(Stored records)
◆ ◆ ◆ ◆
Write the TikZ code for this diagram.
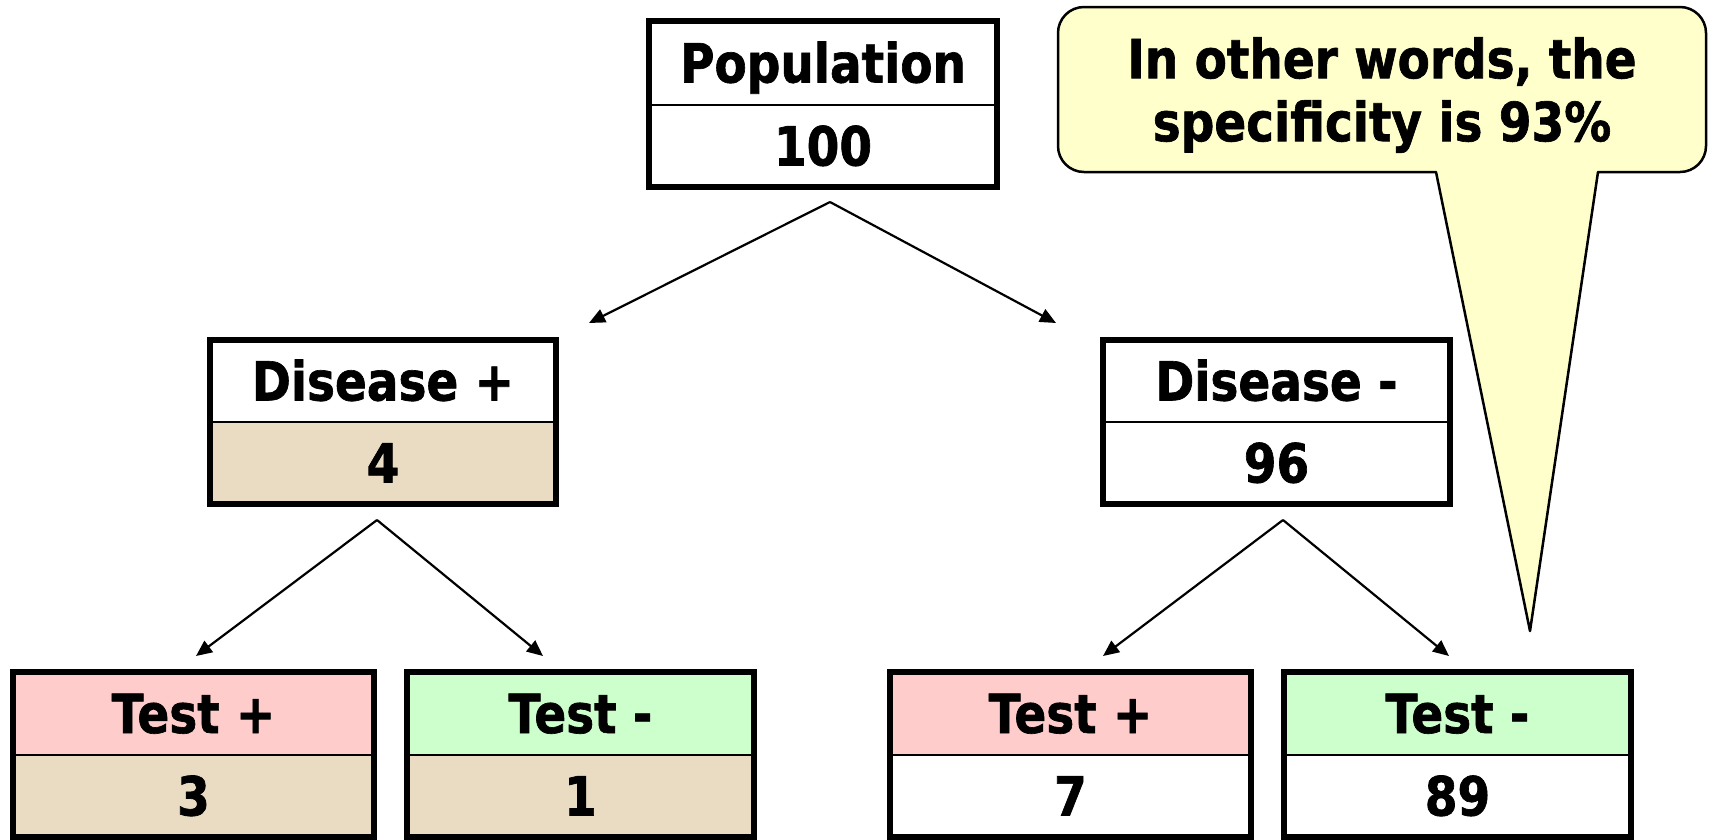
\documentclass[tikz,border=0pt]{standalone}
\usepackage{fontspec}
\newfontfamily\boxfont{DejaVu Sans}[FakeStretch=0.87, FakeBold=1.2]
\usetikzlibrary{arrows.meta}

\definecolor{tanfill}{HTML}{E9DCC3}
\definecolor{pinkfill}{HTML}{FFCCCC}
\definecolor{greenfill}{HTML}{CCFFCC}
\definecolor{notefill}{HTML}{FFFFCC}

\tikzset{
  cell/.style={draw=black, line width=2pt, inner sep=0pt, outer sep=0pt,
    text height=39pt, text depth=0pt,
    font=\boxfont\bfseries\fontsize{54}{63}\selectfont},
  frame/.style={draw=black, line width=5.5pt},
  link/.style={draw=black, line width=2.2pt,
    -{Triangle[length=16pt,width=14pt]}},
  note/.style={draw=black, line width=2.5pt, fill=notefill, line join=round},
  notetext/.style={align=center, inner sep=0pt,
    font=\boxfont\bfseries\fontsize{54}{63}\selectfont}
}

\begin{document}
\begin{tikzpicture}[x=1pt, y=-1pt]
\useasboundingbox (0,0) rectangle (1713,839);

% Population
\node[cell, fill=white, minimum width=348pt, minimum height=84pt] (pop) at (823,63) {Population};
\node[cell, fill=white, minimum width=348pt, minimum height=82pt] (popv) at (823,146) {100};
\draw[frame] (pop.north west) rectangle (popv.south east);

% Disease +
\node[cell, fill=white, minimum width=346pt, minimum height=82pt] (dpos) at (383,381) {Disease +};
\node[cell, fill=tanfill, minimum width=346pt, minimum height=82pt] (dposv) at (383,463) {4};
\draw[frame] (dpos.north west) rectangle (dposv.south east);

% Disease -
\node[cell, fill=white, minimum width=347pt, minimum height=82pt] (dneg) at (1276.5,381) {Disease -};
\node[cell, fill=white, minimum width=347pt, minimum height=82pt] (dnegv) at (1276.5,463) {96};
\draw[frame] (dneg.north west) rectangle (dnegv.south east);

% Tests under Disease +
\node[cell, fill=pinkfill, minimum width=361pt, minimum height=83pt] (tp1) at (193.5,713.5) {Test +};
\node[cell, fill=tanfill, minimum width=361pt, minimum height=82pt] (tp1v) at (193.5,796) {3};
\draw[frame] (tp1.north west) rectangle (tp1v.south east);

\node[cell, fill=greenfill, minimum width=347pt, minimum height=83pt] (tn1) at (580.5,713.5) {Test -};
\node[cell, fill=tanfill, minimum width=347pt, minimum height=82pt] (tn1v) at (580.5,796) {1};
\draw[frame] (tn1.north west) rectangle (tn1v.south east);

% Tests under Disease -
\node[cell, fill=pinkfill, minimum width=361pt, minimum height=83pt] (tp2) at (1070.5,713.5) {Test +};
\node[cell, fill=white, minimum width=361pt, minimum height=82pt] (tp2v) at (1070.5,796) {7};
\draw[frame] (tp2.north west) rectangle (tp2v.south east);

\node[cell, fill=greenfill, minimum width=347pt, minimum height=83pt] (tn2) at (1457.5,713.5) {Test -};
\node[cell, fill=white, minimum width=347pt, minimum height=82pt] (tn2v) at (1457.5,796) {89};
\draw[frame] (tn2.north west) rectangle (tn2v.south east);

% Branch points and arrow targets
\coordinate (popfork) at (830,202);
\coordinate (dposin) at (589,323);
\coordinate (dnegin) at (1056,323);
\coordinate (dposfork) at (377,520);
\coordinate (tp1in) at (196,656);
\coordinate (tn1in) at (543,656);
\coordinate (dnegfork) at (1283,520);
\coordinate (tp2in) at (1103,656);
\coordinate (tn2in) at (1449,656);

\draw[link] (popfork) -- (dposin);
\draw[link] (popfork) -- (dnegin);
\draw[link] (dposfork) -- (tp1in);
\draw[link] (dposfork) -- (tn1in);
\draw[link] (dnegfork) -- (tp2in);
\draw[link] (dnegfork) -- (tn2in);

% Speech bubble with pointer
\coordinate (tip) at (1530,631);
\draw[note] (1436,172) -- (tip) -- (1598,172) -- (1680,172)
  arc (90:0:26) -- (1706,33) arc (0:-90:26) -- (1084,7)
  arc (-90:-180:26) -- (1058,146) arc (180:90:26) -- cycle;
\node[notetext] (remark) at (1382,95) {In other words, the\\specificity is 93\%};
\end{tikzpicture}
\end{document}
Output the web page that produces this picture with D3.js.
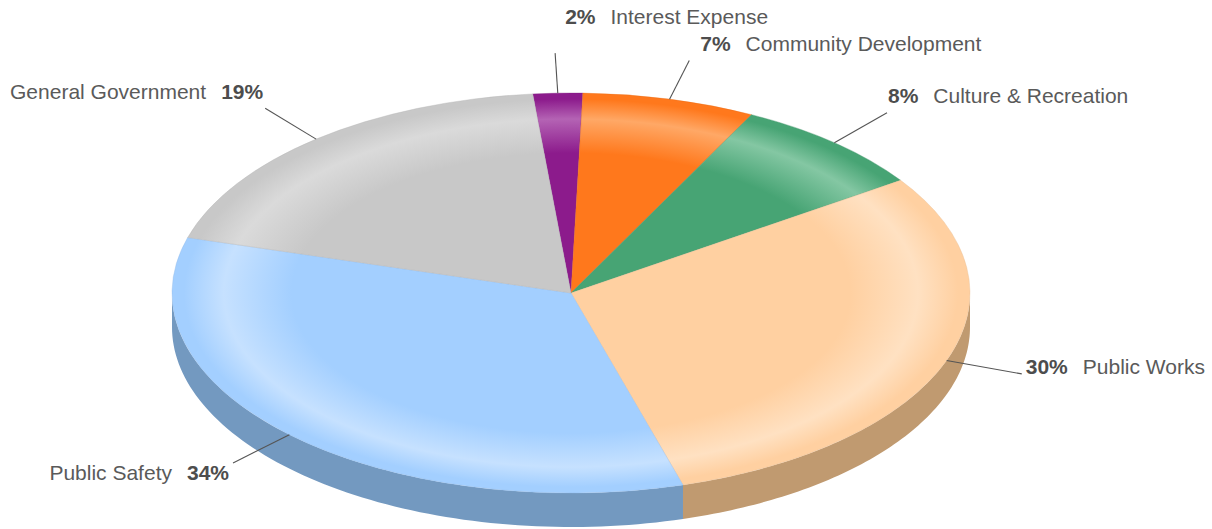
<!DOCTYPE html>
<html>
<head>
<meta charset="utf-8">
<script src="https://cdn.jsdelivr.net/npm/d3@7"></script>
<style>
  html, body { margin: 0; padding: 0; background: #ffffff; }
  svg { display: block; font-family: "Liberation Sans", Arial, sans-serif; }
</style>
</head>
<body>
<svg id="chart" width="1212" height="529"></svg>
<script>
// Expenditure shares by function
const categories = ["Interest Expense", "Community Development", "Culture & Recreation",
                    "Public Works", "Public Safety", "General Government"];
const shares = [2, 7, 8, 30, 34, 19];
const percentLabels = ["2%", "7%", "8%", "30%", "34%", "19%"];

// Slice colours: top face, highlight ring, side wall
const topColors   = ["#8c1b8c", "#ff781c", "#47a474", "#ffd0a1", "#a3cfff", "#c8c8c8"];
const ringColors  = ["#b463b4", "#ffa866", "#84c7a3", "#ffe1c2", "#c6e1ff", "#dadada"];
const sideColors  = ["#5e125e", "#b4561a", "#317352", "#c09a70", "#7399c0", "#8c8c8c"];
// Label placement relative to the end of each leader line [dx, dy, side]
const labelNudge  = [[10, -29, 1], [11, -9, 1], [1, -10, 1], [4, 0, 1], [-4, 17, -1], [-2, -9, -1]];

const svg = d3.select("#chart");
const cx = 571, cy = 293, rx = 399, ry = 200, depth = 34;
const rot = -5.5 * Math.PI / 180;

const pie = d3.pie().sort(null).value(d => d)
  .startAngle(rot).endAngle(rot + 2 * Math.PI);
const arcs = pie(shares);

const pt = (t, k = 1, dy = 0) => [cx + rx * k * Math.sin(t), cy - ry * k * Math.cos(t) + dy];

// Side walls (only the front half faces the viewer)
const sides = svg.append("g");
arcs.forEach((a, i) => {
  const s = Math.max(a.startAngle, Math.PI / 2);
  const e = Math.min(a.endAngle, 3 * Math.PI / 2);
  if (s >= e) return;
  const n = 80;
  const top = d3.range(n + 1).map(j => pt(s + (e - s) * j / n));
  const bottom = top.slice().reverse().map(p => [p[0], p[1] + depth]);
  sides.append("path")
    .attr("d", d3.line()(top.concat(bottom)) + "Z")
    .attr("fill", sideColors[i]);
});

// Gradients for the top faces (elliptical via the scaled group)
const defs = svg.append("defs");
arcs.forEach((a, i) => {
  const g = defs.append("radialGradient")
    .attr("id", "grad" + i)
    .attr("gradientUnits", "userSpaceOnUse")
    .attr("cx", 0).attr("cy", 0).attr("r", rx);
  [[0, topColors[i]], [0.7, topColors[i]], [0.87, ringColors[i]], [0.97, topColors[i]], [1, topColors[i]]]
    .forEach(([o, c]) => g.append("stop").attr("offset", o).attr("stop-color", c));
});

const arc = d3.arc().innerRadius(0).outerRadius(rx);
const topFace = svg.append("g")
  .attr("transform", `translate(${cx},${cy}) scale(1,${ry / rx})`);
topFace.selectAll("path")
  .data(arcs)
  .join("path")
  .attr("d", arc)
  .attr("fill", (d, i) => `url(#grad${i})`)
  .attr("stroke", (d, i) => d3.color(topColors[i]).darker(0.3))
  .attr("stroke-opacity", 0.6)
  .attr("stroke-width", 0.6)
  .attr("vector-effect", "non-scaling-stroke");

// Leader lines and labels
const labels = svg.append("g");
arcs.forEach((a, i) => {
  const mid = (a.startAngle + a.endAngle) / 2;
  const p0 = pt(mid, 1);
  const p1 = pt(mid, 1.2);
  labels.append("line")
    .attr("x1", p0[0]).attr("y1", p0[1])
    .attr("x2", p1[0]).attr("y2", p1[1])
    .attr("stroke", "#555").attr("stroke-width", 1.1);

  const right = labelNudge[i][2] > 0;
  const t = labels.append("text")
    .attr("x", p1[0] + labelNudge[i][0])
    .attr("y", p1[1] + labelNudge[i][1])
    .attr("font-size", 21)
    .attr("fill", "#5a5a5a")
    .attr("text-anchor", right ? "start" : "end");
  if (right) {
    t.append("tspan").attr("font-weight", "bold").attr("fill", "#4d4d4d").text(percentLabels[i]);
    t.append("tspan").attr("dx", 15).text(categories[i]);
  } else {
    t.append("tspan").text(categories[i]);
    t.append("tspan").attr("dx", 15).attr("font-weight", "bold").attr("fill", "#4d4d4d").text(percentLabels[i]);
  }
});
</script>
</body>
</html>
◆ ◆ ◆ ◆
- Your instructions
Start at the first line of the records and write out everything up to and including the line containing "(0,0) rectangle (1713,839);". No pictures.

- Solved problem
Write the TikZ code for this diagram.
\documentclass[tikz,border=0pt]{standalone}
\usepackage{fontspec}
\newfontfamily\boxfont{DejaVu Sans}[FakeStretch=0.87, FakeBold=1.2]
\usetikzlibrary{arrows.meta}

\definecolor{tanfill}{HTML}{E9DCC3}
\definecolor{pinkfill}{HTML}{FFCCCC}
\definecolor{greenfill}{HTML}{CCFFCC}
\definecolor{notefill}{HTML}{FFFFCC}

\tikzset{
  cell/.style={draw=black, line width=2pt, inner sep=0pt, outer sep=0pt,
    text height=39pt, text depth=0pt,
    font=\boxfont\bfseries\fontsize{54}{63}\selectfont},
  frame/.style={draw=black, line width=5.5pt},
  link/.style={draw=black, line width=2.2pt,
    -{Triangle[length=16pt,width=14pt]}},
  note/.style={draw=black, line width=2.5pt, fill=notefill, line join=round},
  notetext/.style={align=center, inner sep=0pt,
    font=\boxfont\bfseries\fontsize{54}{63}\selectfont}
}

\begin{document}
\begin{tikzpicture}[x=1pt, y=-1pt]
\useasboundingbox (0,0) rectangle (1713,839);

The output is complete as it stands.